We also woke up in the Salinas Lagoon, in the Salinas y Aguada Blanca National Reserve, in Arequipa, at 4,300 m.a.s.l., surrounded by Misti, Chachani, Pichu Pichu and Ubinas. Yes, all at the same time. We also kayaked across the Purhuay Lagoon, the largest in the Huascaran National Park, in Huari, with a warm climate and an altitude of 3,500 metres that does not take your breath away, unlike other altitudinal levels.

Between camps surrounded by landscapes and wonderful stories of the Sernanp park rangers, tireless guardians of all forms of life, we are learning great lessons. Today, after five months of travel, I tell them that I want to be persistent like the carob trees of the Pomac Forest, which plant their roots up to 60 metres in search of water to survive. 

That I am going to be resilient like the mangroves of the Tumbes Mangroves National Sanctuary, which expel through their branches the salt they absorb from the sea water that permanently floods them. 

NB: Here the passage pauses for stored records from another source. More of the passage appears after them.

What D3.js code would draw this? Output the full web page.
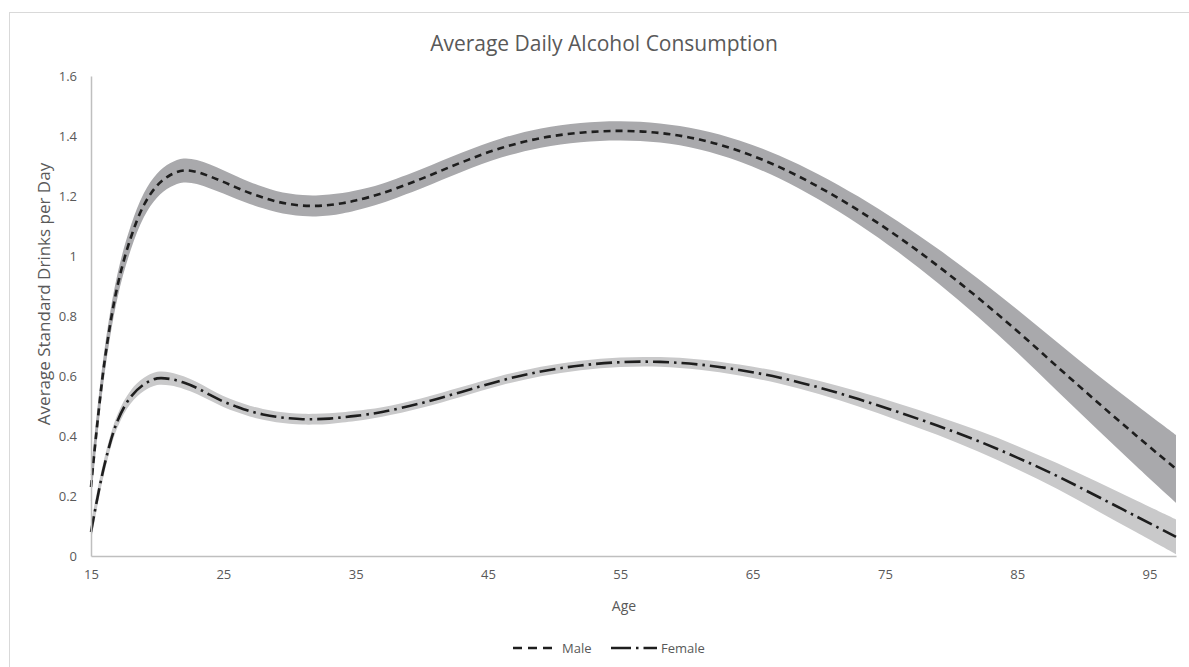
<!DOCTYPE html>
<html><head><meta charset="utf-8">
<script src="https://cdn.jsdelivr.net/npm/d3@7"></script>
<style>
html,body{margin:0;padding:0;background:#fff;}
svg text{font-family:"Open Sans",sans-serif;fill:#595959;}
</style></head>
<body><svg id="c" width="1189" height="667"></svg>
<script>
const ages = [15,16,17,18,19,20,21,22,23,24,25,26,27,28,29,30,31,32,33,34,35,37,40,43,46,49,52,55,58,61,64,67,70,73,76,79,82,85,88,91,94,97];
const maleMean = [0.23,0.64,0.90,1.06,1.17,1.235,1.27,1.285,1.28,1.265,1.247,1.228,1.21,1.195,1.182,1.173,1.168,1.167,1.170,1.176,1.185,1.209,1.258,1.312,1.36,1.393,1.411,1.417,1.41,1.388,1.35,1.297,1.23,1.152,1.064,0.967,0.862,0.75,0.632,0.515,0.401,0.29];
const maleCI = [0.05,0.042,0.04,0.04,0.04,0.04,0.04,0.04,0.04,0.04,0.039,0.038,0.037,0.036,0.035,0.035,0.035,0.035,0.035,0.034,0.033,0.032,0.032,0.032,0.032,0.032,0.032,0.032,0.032,0.033,0.035,0.038,0.042,0.046,0.051,0.057,0.064,0.072,0.081,0.091,0.102,0.113];
const femaleMean = [0.08,0.30,0.45,0.53,0.572,0.592,0.59,0.578,0.56,0.537,0.515,0.498,0.483,0.472,0.464,0.459,0.456,0.456,0.458,0.462,0.467,0.48,0.51,0.547,0.585,0.615,0.635,0.646,0.647,0.638,0.62,0.595,0.562,0.523,0.48,0.434,0.384,0.328,0.267,0.2,0.132,0.064];
const femaleCI = [0.03,0.024,0.022,0.022,0.022,0.022,0.022,0.021,0.02,0.019,0.018,0.018,0.018,0.018,0.018,0.018,0.018,0.018,0.018,0.017,0.017,0.016,0.016,0.016,0.016,0.016,0.016,0.016,0.016,0.017,0.018,0.02,0.022,0.025,0.028,0.031,0.035,0.039,0.043,0.048,0.053,0.058];
const xTicks = [15,25,35,45,55,65,75,85,95];
const yTicks = [0,0.2,0.4,0.6,0.8,1,1.2,1.4,1.6];
const seriesNames = ["Male","Female"];

const svg = d3.select("#c");
const m = {l:91, r:1176, t:76, b:556};

svg.append("rect").attr("x",9.5).attr("y",12.5).attr("width",1300).attr("height",800)
  .attr("fill","none").attr("stroke","#d9d9d9").attr("stroke-width",1);

const x = d3.scaleLinear().domain([15,97]).range([m.l,m.r]);
const y = d3.scaleLinear().domain([0,1.6]).range([m.b,m.t]);

const series = [
  {name:"Male", mean:maleMean, ci:maleCI, band:"#a9a9ac", dash:"7,5"},
  {name:"Female", mean:femaleMean, ci:femaleCI, band:"#c9c9ca", dash:"16,5,2.5,5"}
];

const curve = d3.curveCatmullRom.alpha(0.5);
const area = d3.area().x(d=>x(d.a)).y0(d=>y(d.lo)).y1(d=>y(d.hi)).curve(curve);
const line = d3.line().x(d=>x(d.a)).y(d=>y(d.v)).curve(curve);

series.forEach(s=>{
  const pts = ages.map((a,i)=>({a, v:s.mean[i], lo:s.mean[i]-s.ci[i], hi:s.mean[i]+s.ci[i]}));
  s.pts = pts;
  svg.append("path").datum(pts).attr("d",area).attr("fill",s.band);
});
series.forEach(s=>{
  svg.append("path").datum(s.pts).attr("d",line).attr("fill","none")
    .attr("stroke","#1e1e1e").attr("stroke-width",2.6).attr("stroke-dasharray",s.dash);
});

// axes
const yAxis = svg.append("g").attr("transform",`translate(${m.l},0)`)
  .call(d3.axisLeft(y).tickValues(yTicks).tickSize(0).tickPadding(14).tickFormat(d=>d3.format("")(d)));
yAxis.select(".domain").attr("stroke","#bfbfbf").attr("stroke-width",1.5);
yAxis.selectAll("text").style("font-size","13px");

const xAxis = svg.append("g").attr("transform",`translate(0,${m.b})`)
  .call(d3.axisBottom(x).tickValues(xTicks).tickSize(0).tickPadding(14).tickFormat(d3.format("d")));
xAxis.select(".domain").attr("stroke","#bfbfbf").attr("stroke-width",1.5);
xAxis.selectAll("text").style("font-size","13px");

// titles
svg.append("text").attr("x",604).attr("y",51).attr("text-anchor","middle")
  .style("font-size","21px").text("Average Daily Alcohol Consumption");
svg.append("text").attr("x",624).attr("y",611).attr("text-anchor","middle")
  .style("font-size","14px").text("Age");
svg.append("text").attr("transform","translate(50,294) rotate(-90)").attr("text-anchor","middle")
  .style("font-size","17px").text("Average Standard Drinks per Day");

// legend
const leg = [{x1:513,x2:558,tx:562},{x1:611,x2:657,tx:661}];
series.forEach((s,i)=>{
  const L = leg[i];
  svg.append("line").attr("x1",L.x1).attr("x2",L.x2).attr("y1",648).attr("y2",648)
    .attr("stroke","#1e1e1e").attr("stroke-width",2.6)
    .attr("stroke-dasharray", i===0 ? "9,6" : "20,5,2.5,5");
  svg.append("text").attr("x",L.tx).attr("y",653).style("font-size","13px").text(seriesNames[i]);
});
</script></body></html>
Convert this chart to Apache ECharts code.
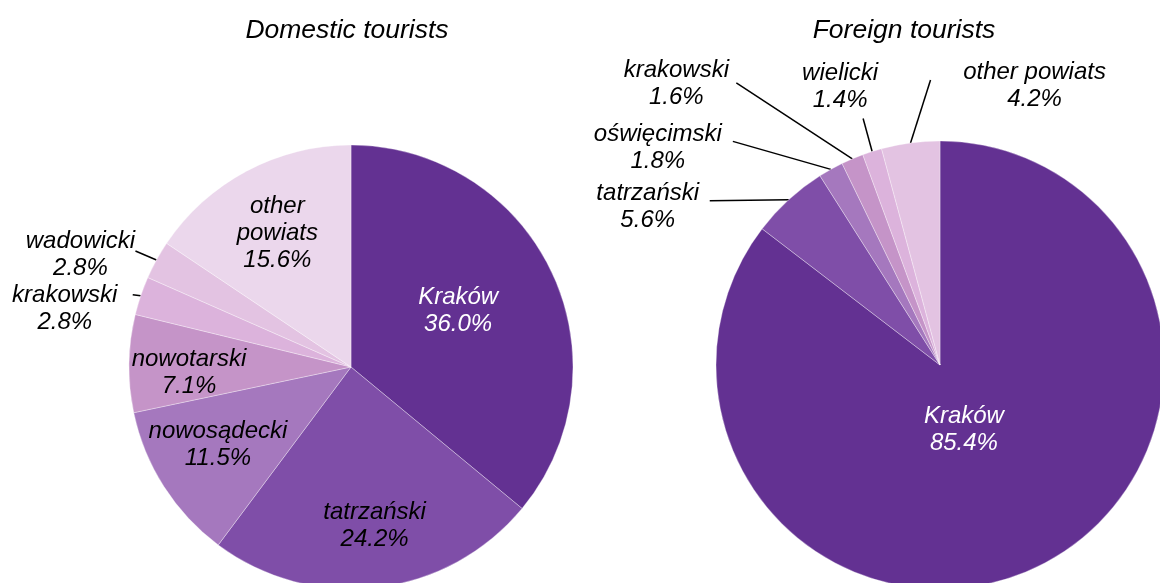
<!DOCTYPE html>
<html>
<head>
<meta charset="utf-8">
<title>Tourists by powiat</title>
<script src="https://cdn.jsdelivr.net/npm/echarts@6/dist/echarts.min.js"></script>
<style>
  html, body { margin: 0; padding: 0; background: #fff; }
  #main { width: 1160px; height: 583px; }
</style>
</head>
<body>
<div id="main"></div>
<script>
// data (percent shares)
const domesticNames = ['Kraków', 'tatrzański', 'nowosądecki', 'nowotarski', 'krakowski', 'wadowicki', 'other\npowiats'];
const domesticValues = [36.0, 24.2, 11.5, 7.1, 2.8, 2.8, 15.6];
const foreignNames = ['Kraków', 'tatrzański', 'oświęcimski', 'krakowski', 'wielicki', 'other powiats'];
const foreignValues = [85.4, 5.6, 1.8, 1.6, 1.4, 4.2];

const domesticColors = ['#633192', '#7f4ea8', '#a578be', '#c594c8', '#dcb3dc', '#e3c3e2', '#ebd7ec'];
const foreignColors = ['#633192', '#7f4ea8', '#a578be', '#c594c8', '#dcb3dc', '#e3c3e2'];

const FONT = 'Liberation Sans, Arial, sans-serif';

// label placement: inside labels move from default spot, outside ones hang off the slice edge
// in: [dx, dy]   out: [dx, dy, lineDx, lineDy]
const domesticLabelPos = [
  { in: [4, -8] },
  { in: [10, 46] },
  { in: [-37, 16] },
  { in: [-48, 8] },
  { out: [-76, 13, -8, -1] },
  { out: [-76, -5, -21, -9] },
  { in: [-20, -33] }
];
const foreignLabelPos = [
  { in: [-27, -38] },
  { out: [-141, 7, -79, 1] },
  { out: [-173, -22, -98, -28] },
  { out: [-176, -75, -116, -76] },
  { out: [-32, -65, -9, -33] },
  { out: [124, -57, 20, -63] }
];

function buildData(names, values, colors, pos) {
  return names.map((n, i) => ({
    name: n,
    value: values[i],
    itemStyle: { color: colors[i] },
    label: {
      position: pos[i].out ? 'outside' : 'inside',
      color: (i === 0) ? '#ffffff' : '#000000'
    },
    labelLine: { show: !!pos[i].out }
  }));
}

function makeLayout(pos) {
  return function (params) {
    const p = pos[params.dataIndex];
    if (p.out) {
      const a = params.labelLinePoints[0];
      return {
        x: a[0] + p.out[0],
        y: a[1] + p.out[1],
        align: 'center',
        verticalAlign: 'middle',
        labelLinePoints: [[a[0], a[1]], [a[0] + p.out[2], a[1] + p.out[3]]]
      };
    }
    const r = params.labelRect;
    return {
      x: r.x + r.width / 2 + p.in[0],
      y: r.y + r.height / 2 + p.in[1],
      align: 'center',
      verticalAlign: 'middle'
    };
  };
}

const pieBase = {
  type: 'pie',
  clockwise: true,
  startAngle: 90,
  avoidLabelOverlap: false,
  emphasis: { disabled: true },
  itemStyle: { borderColor: 'rgba(255,255,255,0.55)', borderWidth: 0.6 },
  label: {
    show: true,
    fontFamily: FONT,
    fontSize: 24,
    fontStyle: 'italic',
    lineHeight: 27,
    align: 'center',
    formatter: p => p.name + '\n' + p.value.toFixed(1) + '%'
  },
  labelLine: {
    show: true,
    smooth: false,
    lineStyle: { color: '#000000', width: 1.5 }
  }
};

const titleStyle = { fontFamily: FONT, fontSize: 26.5, fontStyle: 'italic', fontWeight: 'normal', color: '#000' };

const chart = echarts.init(document.getElementById('main'), null, { renderer: 'canvas' });
chart.setOption({
  animation: false,
  backgroundColor: '#ffffff',
  title: [
    { text: 'Domestic tourists', left: 347, top: 17, textAlign: 'center', padding: 0, textStyle: titleStyle },
    { text: 'Foreign tourists', left: 904, top: 17, textAlign: 'center', padding: 0, textStyle: titleStyle }
  ],
  series: [
    Object.assign({}, pieBase, {
      name: 'Domestic tourists',
      center: [351, 367],
      radius: 222,
      data: buildData(domesticNames, domesticValues, domesticColors, domesticLabelPos),
      labelLayout: makeLayout(domesticLabelPos)
    }),
    Object.assign({}, pieBase, {
      name: 'Foreign tourists',
      center: [940, 365],
      radius: 224,
      data: buildData(foreignNames, foreignValues, foreignColors, foreignLabelPos),
      labelLayout: makeLayout(foreignLabelPos)
    })
  ]
});
</script>
</body>
</html>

And also like the guanacos and the Andean condor, which leave their comfort zone in the highlands to descend to the coasts of the San Fernando National Reserve, in Marcona, in search of their favourite food. I have realised that we have always admired the beauty of nature, but we have rarely stopped to listen to it. Today it awaits us with much to tell us. I hope the series will encourage you to go in search of those messages.